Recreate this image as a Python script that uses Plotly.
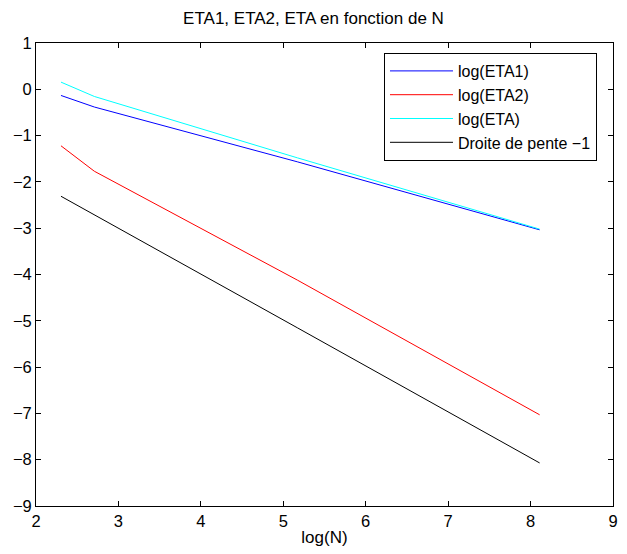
import plotly.graph_objects as go

# log(N) sample points (vertices visible in the picture)
log_n = [2.303, 2.708, 5.17, 8.11]
log_eta1 = [-0.133, -0.383, -1.566, -3.035]
log_eta2 = [-1.22, -1.77, -4.12, -7.03]
log_eta = [0.155, -0.155, -1.48, -3.02]
slope_line = [-2.31, -2.71, -5.15, -8.07]

names = ["log(ETA1)", "log(ETA2)", "log(ETA)", "Droite de pente \u22121"]
colors = ["#0000ff", "#ff0000", "#00ffff", "#000000"]
series = [log_eta1, log_eta2, log_eta, slope_line]

x_ticks = [2, 3, 4, 5, 6, 7, 8, 9]
y_ticks = [1, 0, -1, -2, -3, -4, -5, -6, -7, -8, -9]

fig = go.Figure()
for name, col, ys in zip(names, colors, series):
    fig.add_trace(go.Scatter(x=log_n, y=ys, mode="lines", name=name,
                             line=dict(color=col, width=1)))

axis_common = dict(showgrid=False, zeroline=False, showline=True, linecolor="black",
                   linewidth=1, mirror="allticks", ticks="inside", ticklen=5,
                   tickcolor="black", tickfont=dict(size=16.5, color="black"))

fig.update_layout(
    width=627, height=554,
    margin=dict(l=36, r=9, t=43, b=48),
    paper_bgcolor="white", plot_bgcolor="white",
    font=dict(family="Liberation Sans, Arial, sans-serif", color="black", size=17),
    title=dict(text="ETA1, ETA2, ETA en fonction de N", x=0.5, xanchor="center",
               y=1 - 18 / 554, yanchor="middle", font=dict(size=17)),
    xaxis=dict(range=[2, 9], tickvals=x_ticks,
               ticktext=[str(v) for v in x_ticks],
               title=dict(text="log(N)", standoff=2, font=dict(size=17)), **axis_common),
    yaxis=dict(range=[-9, 1], tickvals=y_ticks,
               ticktext=[str(v).replace("-", "\u2212") for v in y_ticks], **axis_common),
    legend=dict(x=(387 - 36) / 582, y=(506 - 53) / 463, xanchor="left", yanchor="top",
                bordercolor="black", borderwidth=1, bgcolor="white",
                font=dict(size=16), itemwidth=63, tracegroupgap=0),
    showlegend=True,
)

fig.write_html("out.html")
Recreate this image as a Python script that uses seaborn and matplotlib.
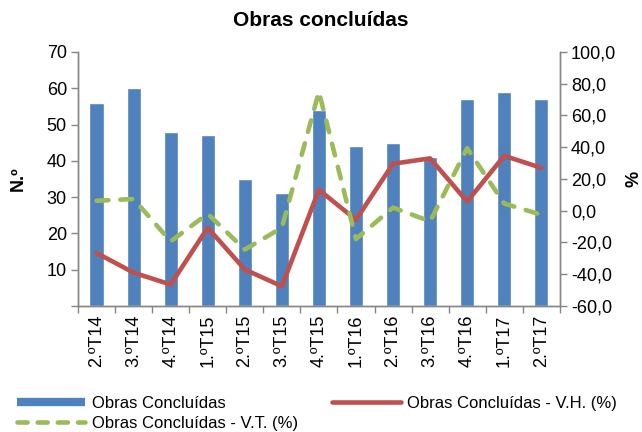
import numpy as np
import pandas as pd
import matplotlib
matplotlib.use('Agg')
import matplotlib.pyplot as plt
from matplotlib.lines import Line2D
import seaborn as sns

# --- data ---
quarters = ['2.ºT14', '3.ºT14', '4.ºT14', '1.ºT15', '2.ºT15', '3.ºT15', '4.ºT15',
            '1.ºT16', '2.ºT16', '3.ºT16', '4.ºT16', '1.ºT17', '2.ºT17']
obras = [56, 60, 48, 47, 35, 31, 54, 44, 45, 41, 57, 59, 57]
var_homologa = [-26.6, -39.0, -46.5, -10.7, -37.0, -47.6, 13.2, -5.7, 29.6, 33.0, 5.8, 34.6, 27.0]
var_trimestral = [6.3, 7.4, -19.3, -1.9, -24.5, -10.7, 75.0, -17.8, 2.0, -6.7, 39.4, 4.5, -2.5]

BLUE = '#4F81BD'
RED = '#C0504D'
GREEN = '#9BBB59'
GREY = '#868686'

sns.set_theme(style='white')
plt.rcParams['font.family'] = ['Liberation Sans', 'DejaVu Sans']
plt.rcParams['text.color'] = 'black'
plt.rcParams['axes.labelcolor'] = 'black'

df = pd.DataFrame({'trimestre': quarters, 'obras': obras,
                   'vh': var_homologa, 'vt': var_trimestral,
                   'pos': np.arange(len(quarters))})

fig = plt.figure(figsize=(6.42, 4.32), dpi=100)
ax = fig.add_axes([0.1215, 0.2917, 0.7505, 0.588])

sns.barplot(data=df, x='trimestre', y='obras', color=BLUE, width=0.38,
            saturation=1, ax=ax)
ax.set_ylim(0, 70)
ax.set_yticks(range(0, 71, 10))
ax.set_yticklabels(['', '10', '20', '30', '40', '50', '60', '70'])
ax.set_xlim(-0.5, len(quarters) - 0.5)
ax.set_xlabel('')
ax.set_ylabel('N.º', fontsize=13, fontweight='bold', labelpad=14)

ax2 = ax.twinx()
sns.lineplot(data=df, x='pos', y='vh', color=RED, linewidth=3.3, ax=ax2)
sns.lineplot(data=df, x='pos', y='vt', color=GREEN, linewidth=3.3, ax=ax2)
ax2.lines[0].set_solid_joinstyle('round')
ax2.lines[1].set_dashes([2.6, 2.6])
ax2.lines[1].set_dash_capstyle('round')
ax2.set_ylim(-60, 100)
ax2.set_yticks(range(-60, 101, 20))
ax2.set_yticklabels([f'{v},0' for v in range(-60, 101, 20)])
ax2.set_ylabel('%', fontsize=13, fontweight='bold', labelpad=7)
ax2.set_xlim(-0.5, len(quarters) - 0.5)
ax2.set_xlabel('')

for a in (ax, ax2):
    for s in a.spines.values():
        s.set_color(GREY)
        s.set_linewidth(1)
    a.spines['top'].set_visible(False)
    a.tick_params(axis='y', labelsize=13, colors='black', length=5,
                  width=1, direction='out', color=GREY)
ax.tick_params(axis='y', left=True, right=False, pad=3)
ax2.tick_params(axis='y', right=True, left=False, pad=3)

# category boundary ticks on the x axis
ax.set_xticks(np.arange(len(quarters)))
ax.set_xticklabels(quarters, rotation=90, fontsize=13)
ax.tick_params(axis='x', length=0, pad=6, colors='black')
ax.set_xticks(np.arange(-0.5, len(quarters), 1), minor=True)
ax.tick_params(axis='x', which='minor', bottom=True, length=5, width=1,
               color=GREY, direction='out')
ax2.tick_params(axis='x', which='both', bottom=False, top=False,
                labelbottom=False)

fig.suptitle('Obras concluídas', fontsize=15, fontweight='bold', y=0.975)

handles = [Line2D([0], [0], color=BLUE, linewidth=6, solid_capstyle='butt'),
           Line2D([0], [0], color=GREEN, linewidth=3.3, dashes=[2.2, 2.2],
                  dash_capstyle='round'),
           Line2D([0], [0], color=RED, linewidth=3.3, solid_capstyle='round')]
labels = ['Obras Concluídas', 'Obras Concluídas - V.T. (%)',
          'Obras Concluídas - V.H. (%)']
fig.legend(handles, labels, loc='lower left', bbox_to_anchor=(0.011, -0.021),
           ncol=2, frameon=False, fontsize=12, handlelength=4.1,
           handletextpad=0.4, columnspacing=2.05, labelspacing=0.3,
           borderaxespad=0.2)

fig.savefig('out.png', dpi=100)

◆ ◆ ◆ ◆ ◆ ◆ ◆

The task
Restate word for word the part that opens with the line containing "Recreate this image as a Python script that uses seaborn" and closes with the line containing "fontsize=13, fontweight='bold', labelpad=14)", both ends included, and nothing else. Omit any images.

Solved problem
Recreate this image as a Python script that uses seaborn and matplotlib.
import numpy as np
import pandas as pd
import matplotlib
matplotlib.use('Agg')
import matplotlib.pyplot as plt
from matplotlib.lines import Line2D
import seaborn as sns

# --- data ---
quarters = ['2.ºT14', '3.ºT14', '4.ºT14', '1.ºT15', '2.ºT15', '3.ºT15', '4.ºT15',
            '1.ºT16', '2.ºT16', '3.ºT16', '4.ºT16', '1.ºT17', '2.ºT17']
obras = [56, 60, 48, 47, 35, 31, 54, 44, 45, 41, 57, 59, 57]
var_homologa = [-26.6, -39.0, -46.5, -10.7, -37.0, -47.6, 13.2, -5.7, 29.6, 33.0, 5.8, 34.6, 27.0]
var_trimestral = [6.3, 7.4, -19.3, -1.9, -24.5, -10.7, 75.0, -17.8, 2.0, -6.7, 39.4, 4.5, -2.5]

BLUE = '#4F81BD'
RED = '#C0504D'
GREEN = '#9BBB59'
GREY = '#868686'

sns.set_theme(style='white')
plt.rcParams['font.family'] = ['Liberation Sans', 'DejaVu Sans']
plt.rcParams['text.color'] = 'black'
plt.rcParams['axes.labelcolor'] = 'black'

df = pd.DataFrame({'trimestre': quarters, 'obras': obras,
                   'vh': var_homologa, 'vt': var_trimestral,
                   'pos': np.arange(len(quarters))})

fig = plt.figure(figsize=(6.42, 4.32), dpi=100)
ax = fig.add_axes([0.1215, 0.2917, 0.7505, 0.588])

sns.barplot(data=df, x='trimestre', y='obras', color=BLUE, width=0.38,
            saturation=1, ax=ax)
ax.set_ylim(0, 70)
ax.set_yticks(range(0, 71, 10))
ax.set_yticklabels(['', '10', '20', '30', '40', '50', '60', '70'])
ax.set_xlim(-0.5, len(quarters) - 0.5)
ax.set_xlabel('')
ax.set_ylabel('N.º', fontsize=13, fontweight='bold', labelpad=14)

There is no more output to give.